Of all the chores that gardeners have to accomplish, pruning consistently remains the most mysterious, and I might add controversial. It is perpetually a source of endless conflict or disagreement between some people and of all the classes that we teach here at the nursery, pruning is always a “standing room only” crowd. What, pray tell, is the source of all this consternation?
Mike McGroarty of Freeplants.com has a very simple rule about pruning: “The only time you need to be concerned about when to prune is when you are concerned about cutting off flower buds. Cutting off the flower buds is not going to hurt the plant, it just means that you won't see any flowers this season if you prune at the wrong time.” He also goes on to say that: “If it needs pruning right now, then by all means prune it and worry about flowers later. The damage from not pruning is far worse than any damage you can do with a pair of pruning shears.”

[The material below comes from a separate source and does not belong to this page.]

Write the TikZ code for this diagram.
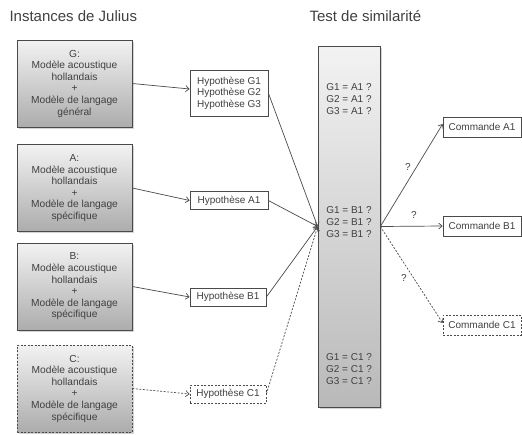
\documentclass[tikz,border=0pt]{standalone}
\usepackage{fontspec}
\setmainfont{Liberation Sans}
\usetikzlibrary{arrows.meta,shadows,calc}
\definecolor{txt}{HTML}{404040}
\definecolor{ln}{HTML}{4A4A4A}
\tikzset{
  src/.style={draw=ln, line width=0.7pt, top color=white!90!gray, bottom color=gray!65,
    minimum width=115pt, minimum height=87pt, align=center, inner sep=1pt,
    font=\fontsize{10.2}{11.6}\selectfont, text=txt,
    drop shadow={shadow xshift=1.5pt, shadow yshift=-1.5pt, opacity=0.35}},
  hyp/.style={draw=ln, line width=0.7pt, fill=white, align=left, inner sep=1pt,
    font=\fontsize{10}{11.5}\selectfont, text=txt, minimum height=18pt},
  cmd/.style={draw=ln, line width=0.7pt, fill=white, minimum width=78pt, minimum height=20pt,
    font=\fontsize{10}{11.5}\selectfont, text=txt, inner sep=1pt},
  col/.style={draw=ln, line width=0.7pt, top color=white!90!gray, bottom color=gray!55,
    minimum width=62pt, minimum height=361pt,
    drop shadow={shadow xshift=1.5pt, shadow yshift=-1.5pt, opacity=0.35}},
  coltxt/.style={align=left, font=\fontsize{10}{11.8}\selectfont, text=txt},
  ttl/.style={font=\fontsize{15}{17}\selectfont, text=txt, anchor=west},
  arr/.style={draw=ln, line width=0.7pt, -{Straight Barb[length=3.5pt,width=6pt]}},
  dsh/.style={arr, dashed, dash pattern=on 2pt off 1.5pt},
  q/.style={font=\fontsize{10}{11.5}\selectfont, text=txt}
}
\begin{document}
\begin{tikzpicture}[x=1pt,y=-1pt]
\useasboundingbox (0,0) rectangle (522,434);
\node[ttl] (t1) at (6,16) {Instances de Julius};
\node[ttl] (t2) at (306,16) {Test de similarité};

\node[src] (G) at (74.5,83.5) {G:\\Modèle acoustique\\hollandais\\+\\Modèle de langage\\général};
\node[src] (A) at (74.5,188) {A:\\Modèle acoustique\\hollandais\\+\\Modèle de langage\\spécifique};
\node[src] (B) at (74.5,286.5) {B:\\Modèle acoustique\\hollandais\\+\\Modèle de langage\\spécifique};
\node[src, dashed, dash pattern=on 2pt off 1.5pt] (C) at (74.5,388.5) {C:\\Modèle acoustique\\hollandais\\+\\Modèle de langage\\spécifique};

\node[hyp, minimum width=78pt, minimum height=46pt] (HG) at (229,93) {Hypothèse G1\\Hypothèse G2\\Hypothèse G3};
\node[hyp, minimum width=78pt] (HA) at (229,200.5) {Hypothèse A1};
\node[hyp, minimum width=76pt] (HB) at (228,297) {Hypothèse B1};
\node[hyp, minimum width=76pt, dashed, dash pattern=on 2pt off 1.5pt] (HC) at (228,394) {Hypothèse C1};

\node[col] (S) at (349,226.5) {};
\node[coltxt] (s1) at (349,99) {G1 = A1 ?\\G2 = A1 ?\\G3 = A1 ?};
\node[coltxt] (s2) at (349,222) {G1 = B1 ?\\G2 = B1 ?\\G3 = B1 ?};
\node[coltxt] (s3) at (349,369) {G1 = C1 ?\\G2 = C1 ?\\G3 = C1 ?};

\node[cmd] (CA) at (482,127) {Commande A1};
\node[cmd] (CB) at (482,226) {Commande B1};
\node[cmd, dashed, dash pattern=on 2pt off 1.5pt] (CC) at (482,325) {Commande C1};

\draw[arr] (G.east) -- ($(HG.west)+(0,-4)$);
\draw[arr] (A.east) -- (HA.west);
\draw[arr] (B.east) -- (HB.west);
\draw[dsh] (C.east) -- (HC.west);

\draw[arr] (HG.east) -- (S.west);
\draw[arr] (HA.east) -- (S.west);
\draw[arr] (HB.east) -- (S.west);
\draw[dsh] (HC.east) -- (S.west);

\draw[arr] (S.east) -- ($(CA.west)+(0,-3)$);
\draw[arr] (S.east) -- (CB.west);
\draw[dsh] (S.east) -- ($(CC.west)+(0,-2)$);

\node[q] (q1) at (408,167) {?};
\node[q] (q2) at (414,215) {?};
\node[q] (q3) at (404,278) {?};
\end{tikzpicture}
\end{document}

While I heartily agree with Mike, I would add that you will rarely kill anything by pruning it and for the most part, the act of pruning will stimulate growth (this last part is contingent on both timing and severity). The more severe the pruning is, the more aggressive the response of the plant will be and conversely, if we are just taking a little off the sides and the top then the plant may not respond at all. Therein lies the secret of late summer pruning. It’s what I like to call “light pruning”.
“Light pruning”, as defined by The Whistling Gardener, is when we just remove a little bit of growth, mostly through the process of “thinning cuts”. Maybe it is a branch here or there, or a sucker or water sprout, but always it involves removing an entire branch all the way down to where it is connected to another branch. Never do we leave a “stub” because a stub will re-sprout and send out all sorts of new growth, especially if it is early in the season. This is fine, if that is our objective, but that is never the case in late summer. In late summer, we are mostly looking to do a little shaping and forming.
While “light pruning” can be done most any time of the year, it is especially effective in late summer. In the case of fruit trees that tend to generate an incredible amount of suckers (technically called water sprouts), if we prune them out this time of year they will heal over much sooner than in winter but even more importantly, they will tend not to produce as many sprouts the following spring and that can be a huge labor saver. When you think about the practice of pruning and the fact that usually we only do it once a year (and most often in the winter), it is kind of silly. We certainly don’t let our hair grow for 12 months and then chop it all off, but for some reason we think it is fine to treat our shrubs and trees that way. Plants that are vigorous growers and are hacked back once a year will continue to be vigorous growers. But if we do a light trim in the summer, they will start to slow down and over time become much more manageable. Pruning in late summer can break up this vicious cycle and make gardening much more enjoyable.